London plans to use the surfeit heat generated by the tunnels of its Underground as an environmentally friendly source of warmth for homes.
The 3.7 million pound project will see the Bunhill Heat and Power network in the north of London channel excess heat from the tubes of the city's underground metro system to 500 homes in Islington, recycling energy that would otherwise be wasted.
The heat will be captured from the city's Northern Line via a ventilation shaft maintained by the London Underground and a sub-station owned and operated by UK Power Networks.
The project is expected to significantly lighten the utilities bills of local residents and achieve reductions in CO2 emissions of around 500 tonnes per annum.
The Bunhill Heat and Power Centre already siphons the heat generated by secondary sources to furnish warmth to 700 homes in the area as part of a broader, city-wide initiative to promote the recycling of urban energy.
According to a report released in July of this year, the initiative launched by London mayor Boris Johnson aspires to supply 25 per cent of London's energy needs via "decentralized sources" by 2025, significantly shrinking the carbon footprint of one of the world's leading cities.
These sources could include the waste heat which is generated by industrial and commercial processes as well as environmental heat which occurs naturally in the ground, atmosphere or nearby bodies of water.

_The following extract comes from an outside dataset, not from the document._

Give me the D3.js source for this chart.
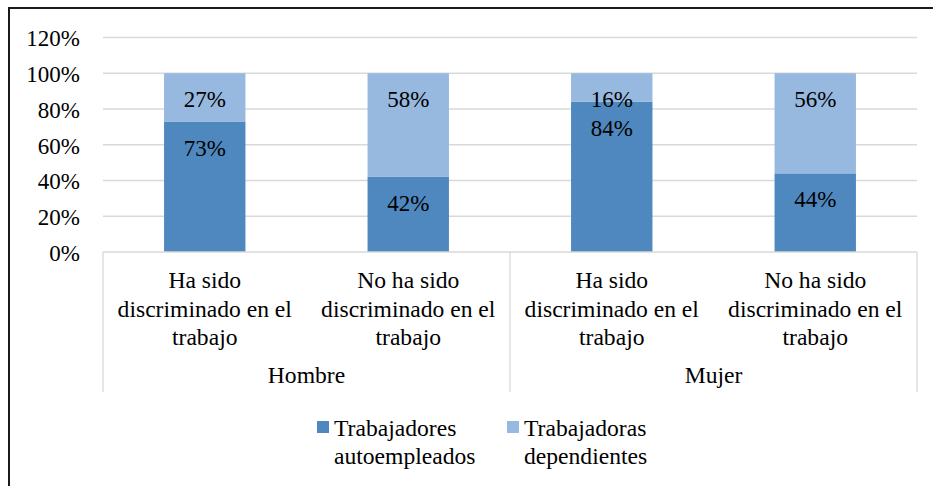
<!DOCTYPE html>
<html>
<head>
<meta charset="utf-8">
<script src="https://cdn.jsdelivr.net/npm/d3@7"></script>
<style>
  html, body { margin: 0; padding: 0; background: #fff; }
  svg { display: block; }
</style>
</head>
<body>
<svg id="chart" width="933" height="486"></svg>
<script>
// ---- data ----
const groups = ["Hombre", "Mujer"];
const categories = [
  ["Ha sido", "discriminado en el", "trabajo"],
  ["No ha sido", "discriminado en el", "trabajo"],
  ["Ha sido", "discriminado en el", "trabajo"],
  ["No ha sido", "discriminado en el", "trabajo"]
];
const categoryGroup = [0, 0, 1, 1];
const seriesNames = [["Trabajadores", "autoempleados"], ["Trabajadoras", "dependientes"]];
const autoempleados = [0.73, 0.42, 0.84, 0.44];
const dependientes = [0.27, 0.58, 0.16, 0.56];
const yTicks = [0, 0.2, 0.4, 0.6, 0.8, 1.0, 1.2];

// ---- layout ----
const FONT = "'Liberation Serif', 'DejaVu Serif', serif";
const svg = d3.select("#chart").attr("font-family", FONT);
const colors = ["#4F88BE", "#97B8DF"];
const plotLeft = 103, plotRight = 917, plotTop = 37.5, plotBase = 252;

// frame
svg.append("rect").attr("x", 9).attr("y", 8).attr("width", 940).attr("height", 500)
  .attr("fill", "none").attr("stroke", "#1a1a1a").attr("stroke-width", 2);

const idx = d3.range(categories.length);
const x = d3.scaleBand().domain(idx).range([plotLeft, plotRight]).padding(0);
const y = d3.scaleLinear().domain([0, 1.2]).range([plotBase, plotTop]);
const barW = x.bandwidth() * 0.4;

// gridlines
svg.append("g").selectAll("line").data(yTicks.filter(t => t > 0)).join("line")
  .attr("x1", plotLeft).attr("x2", plotRight)
  .attr("y1", d => y(d)).attr("y2", d => y(d))
  .attr("stroke", "#D9D9D9").attr("stroke-width", 1.3);

// y axis labels
const yAxis = d3.axisLeft(y).tickValues(yTicks).tickFormat(d3.format(".0%")).tickSize(0).tickPadding(23);
const ya = svg.append("g").attr("transform", `translate(${plotLeft},0)`).call(yAxis);
ya.attr("font-family", FONT).attr("font-size", 23);
ya.select(".domain").remove();
ya.selectAll("text").attr("fill", "#000").attr("dy", "0.36em");

// bars
const stacks = [autoempleados, dependientes];
idx.forEach(i => {
  let acc = 0;
  stacks.forEach((s, k) => {
    const v = s[i];
    const y0 = acc, y1 = acc + v;
    acc = y1;
    svg.append("rect")
      .attr("x", x(i) + (x.bandwidth() - barW) / 2)
      .attr("y", y(y1))
      .attr("width", barW)
      .attr("height", y(y0) - y(y1))
      .attr("fill", colors[k]);
  });
});
// value labels (inside end)
idx.forEach(i => {
  let acc = 0;
  stacks.forEach((s, k) => {
    acc += s[i];
    svg.append("text")
      .attr("x", x(i) + x.bandwidth() / 2)
      .attr("y", y(acc) + 34)
      .attr("text-anchor", "middle")
      .attr("font-family", FONT)
      .attr("font-size", 23)
      .text(d3.format(".0%")(s[i]));
  });
});

// x axis
const axisG = svg.append("g");
axisG.append("line").attr("x1", plotLeft).attr("x2", plotRight).attr("y1", plotBase).attr("y2", plotBase)
  .attr("stroke", "#D9D9D9").attr("stroke-width", 1.3);
const sepX = [plotLeft, x(2), plotRight];
axisG.selectAll("line.sep").data(sepX).join("line").attr("class", "sep")
  .attr("x1", d => d).attr("x2", d => d).attr("y1", plotBase).attr("y2", 392)
  .attr("stroke", "#D9D9D9").attr("stroke-width", 1.3);

idx.forEach(i => {
  categories[i].forEach((line, j) => {
    svg.append("text")
      .attr("x", x(i) + x.bandwidth() / 2)
      .attr("y", 288 + j * 28.5)
      .attr("text-anchor", "middle")
      .attr("font-family", FONT)
      .attr("font-size", 23.6)
      .text(line);
  });
});
groups.forEach((g, gi) => {
  const members = idx.filter(i => categoryGroup[i] === gi);
  const cx = (x(members[0]) + x(members[members.length - 1]) + x.bandwidth()) / 2;
  svg.append("text").attr("x", cx).attr("y", 383).attr("text-anchor", "middle")
    .attr("font-family", FONT).attr("font-size", 23.6).text(g);
});

// legend
const legX = [317, 507];
seriesNames.forEach((nm, k) => {
  svg.append("rect").attr("x", legX[k]).attr("y", 421).attr("width", 12).attr("height", 12)
    .attr("fill", colors[k]);
  nm.forEach((line, j) => {
    svg.append("text").attr("x", legX[k] + 17).attr("y", 436 + j * 27.5)
      .attr("font-family", FONT).attr("font-size", 23.6).text(line);
  });
});
</script>
</body>
</html>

In addition to heat generated by the underground rail, Islington council is also considering plans for the capture of the waste heat generated by high voltage electricity substations.
Islington Council and the European Union are jointly funding the project, contributing 2.7 million pounds and 1 million pounds respectively towards its realization.
The new scheme is also part of the EU's CELSIUS project, which seeks to investigate methods for the recycling of wasted energy.
Martin Wilcon, UK Power Networks head of future networks, says the engineering method has tremendous potential for deployment in other parts of London, particularly given the utility's pre-existing facilities.
"If it is successful there could be potential to replicate this and increase access to low carbon, low cost energy in other parts of the capital because we have electricity substations dotted throughout London," he said.